Sementara dalam kesehariannya, orang Samin menerapkan salah satu ajaran bernama dasar limo. Paham ini melarang mereka untuk memfitnah, mengajarkan untuk tidak serakah, tidak mudah tersinggung, tidak menuduh orang tanpa bukti, serta tidak boleh iri dengki. 

Mereka tidak boleh merampok, mencuri, mengutil, mengambil barang yang ditemukan di jalan pun tidak boleh diambil. Larangan lain yang disebut telung perkoro, ialah tidak boleh banyak bicara, tidak boleh berlebihan, dan mengumbar aturan.

Lahir dari Pemikiran Orang Biasa

Ajarah sedulur sikep yang demikian merupakan buah pemikiran Raden Kohar. Pria yang lantas berganti nama menjadi Samin Surosentiko ini bukanlah ‘ratu’ pembawa keadilan, apalagi rasul utusan Tuhan; dia hanya orang biasa.

Kala usianya menginjak kepala tiga, tepatnya pada 1890, Samin mulai melakukan banyak tapa. Dia pun memperoleh ‘kitab suci’ yang disebut Serat Jamus Kalimasada. Lantas, pria kelahiran Blora itu menyebarkan wahyu tersebut kepada banyak orang.

Ajaran demikian mulanya dia sampaikan di daerah Klopodhuwur, Jawa Tengah. Kemudian, ini menyebar sampai ke Pati, Kudus, Madiun, Bojonegoro, Rembang, Grobogan, Brebes, Tuban, Ngawi, dan Lamongan.

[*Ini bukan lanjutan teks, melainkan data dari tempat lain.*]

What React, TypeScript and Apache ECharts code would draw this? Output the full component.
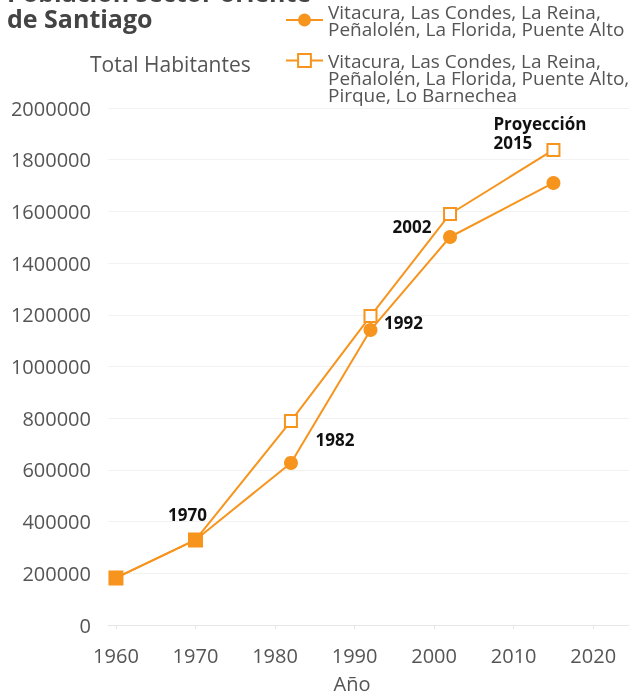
import React, { useEffect, useRef } from "react";
import * as echarts from "echarts";

const years = [1960, 1970, 1982, 1992, 2002, 2015];
const popComunas6 = [182000, 329000, 627000, 1141000, 1501000, 1710000];
const popComunas8 = [182000, 329000, 789000, 1195000, 1590000, 1838000];
const xTicks = [1960, 1970, 1980, 1990, 2000, 2010, 2020];
const seriesNames = [
  "Vitacura, Las Condes, La Reina,\nPeñalolén, La Florida, Puente Alto",
  "Vitacura, Las Condes, La Reina,\nPeñalolén, La Florida, Puente Alto,\nPirque, Lo Barnechea",
];
const titleText = "Población sector oriente\nde Santiago";
const yName = "Total Habitantes";
const xName = "Año";

const COLOR = "#F7941D";
const FONT = "'Open Sans', sans-serif";

const labelBase = {
  show: true,
  position: "inside",
  color: "#111",
  fontWeight: "bold",
  fontSize: 17,
  fontFamily: FONT,
};

// annotation labels: [series index, point index, text, offset, align]
const annotations: [number, number, string, number[], string][] = [
  [1, 1, "1970", [-8, -25], "center"],
  [0, 2, "1982", [44, -23], "center"],
  [0, 3, "1992", [33, -8], "center"],
  [1, 4, "2002", [-38, 13], "center"],
  [1, 5, "Proyección\n2015", [-60, -17], "left"],
];

function buildData(si: number, values: number[]) {
  return years.map((yr, i) => {
    const item: any = { value: [yr, values[i]] };
    if (si === 1 && i < 2) {
      item.symbol = "rect";
      item.symbolSize = 13;
      item.itemStyle = { color: COLOR, borderColor: COLOR, borderWidth: 2 };
    }
    const ann = annotations.find((a) => a[0] === si && a[1] === i);
    if (ann) {
      item.label = {
        ...labelBase,
        formatter: ann[2],
        offset: ann[3],
        align: ann[4],
        lineHeight: 19,
      };
    }
    return item;
  });
}

export default function App() {
  const ref = useRef<HTMLDivElement>(null);
  useEffect(() => {
    if (!ref.current) return;
    const chart = echarts.init(ref.current, undefined, { renderer: "svg" });
    const legendCommon = {
      left: 285,
      orient: "vertical",
      padding: 0,
      itemGap: 0,
      itemWidth: 37,
      itemHeight: 16,
      selectedMode: false,
      textStyle: {
        fontSize: 19,
        lineHeight: 17,
        color: "#555",
        fontFamily: FONT,
      },
    };
    chart.setOption({
      animation: false,
      grid: { left: 108, right: 1, top: 108, bottom: 71 },
      legend: [
        {
          ...legendCommon,
          top: 2,
          data: [seriesNames[0]],
        },
        {
          ...legendCommon,
          top: 17,
          formatter: (name: string) => " \n \n" + name,
          data: [seriesNames[1]],
        },
      ],
      xAxis: {
        type: "value",
        min: 1959,
        max: 2024.5,
        axisLine: { show: true, lineStyle: { color: "#e6e6e6", width: 1 } },
        axisTick: {
          show: true,
          customValues: xTicks,
          length: 4,
          lineStyle: { color: "#e6e6e6" },
        },
        splitLine: { show: false },
        axisLabel: {
          customValues: xTicks,
          fontSize: 20,
          fontFamily: FONT,
          color: "#555",
          margin: 20,
          formatter: (v: number) => String(v),
        },
      },
      yAxis: {
        type: "value",
        min: 0,
        max: 2000000,
        interval: 200000,
        axisLine: { show: false },
        axisTick: { show: false },
        splitLine: { lineStyle: { color: "#f2f2f2", width: 1 } },
        axisLabel: {
          fontSize: 20,
          fontFamily: FONT,
          color: "#555",
          margin: 17,
          formatter: (v: number) => String(v),
        },
      },
      graphic: [
        {
          type: "text",
          x: 7,
          y: -21,
          style: {
            text: titleText,
            fontSize: 25,
            fontWeight: "bold",
            fontFamily: FONT,
            lineHeight: 26,
            fill: "#444",
            verticalAlign: "top",
          },
        },
        {
          type: "text",
          x: 90,
          y: 64,
          style: {
            text: yName,
            fontSize: 21,
            fontFamily: FONT,
            fill: "#555",
            verticalAlign: "middle",
          },
        },
        {
          type: "text",
          x: 352,
          y: 683,
          style: {
            text: xName,
            fontSize: 20,
            fontFamily: FONT,
            fill: "#555",
            align: "center",
            verticalAlign: "middle",
          },
        },
      ],
      series: [
        {
          name: seriesNames[0],
          type: "line",
          symbol: "circle",
          symbolSize: 14,
          showAllSymbol: true,
          lineStyle: { color: COLOR, width: 2 },
          itemStyle: { color: COLOR },
          data: buildData(0, popComunas6),
        },
        {
          name: seriesNames[1],
          type: "line",
          symbol: "emptyRect",
          symbolSize: 12,
          showAllSymbol: true,
          lineStyle: { color: COLOR, width: 2 },
          itemStyle: { color: COLOR, borderColor: COLOR, borderWidth: 2 },
          data: buildData(1, popComunas8),
        },
      ],
    });
    return () => chart.dispose();
  }, []);
  return (
    <div
      ref={ref}
      style={{ position: "fixed", left: 0, top: 0, width: 630, height: 696 }}
    />
  );
}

Encyclopedia van Nederlandch Indie (1919) menyebut jumlah pengikut Samin kala itu mencapai 2.300 orang. Angka tersebut belum mencakup semua daerah yang diajarkan Saminisme, tetapi hanya meliputi Blora, Bojonegoro, Pati, dan Kudus.

Sayangnya, Samin harus menghentikan perjalanan menyebarkan wahyunya itu di tahun 1914. Dia meninggal ketika berada di pengasingan di Padang usai ditangkap Pemerintah Belanda lantaran dianggap memimpin pemberontakan.

Kendati begitu, kaum Samin tetap setia mempertahankan ajaran yang dianutnya. Kini, perlahan mereka mulai membuka diri; tak lagi bersikukuh anti-modernisasi seperti dulu. Saminisme pun kian dipahami oleh masyarakat di luar kelompok itu. 

Malahan, Pemerintah Indonesia telah menetapkan kearifan lokal itu sebagai kekayaan budaya bangsa pada 2018 lalu. Saminisme diakui sebagai khazanah budaya yang patut dibanggakan, sebab mengandung ajaran yang berbudi luhur tinggi.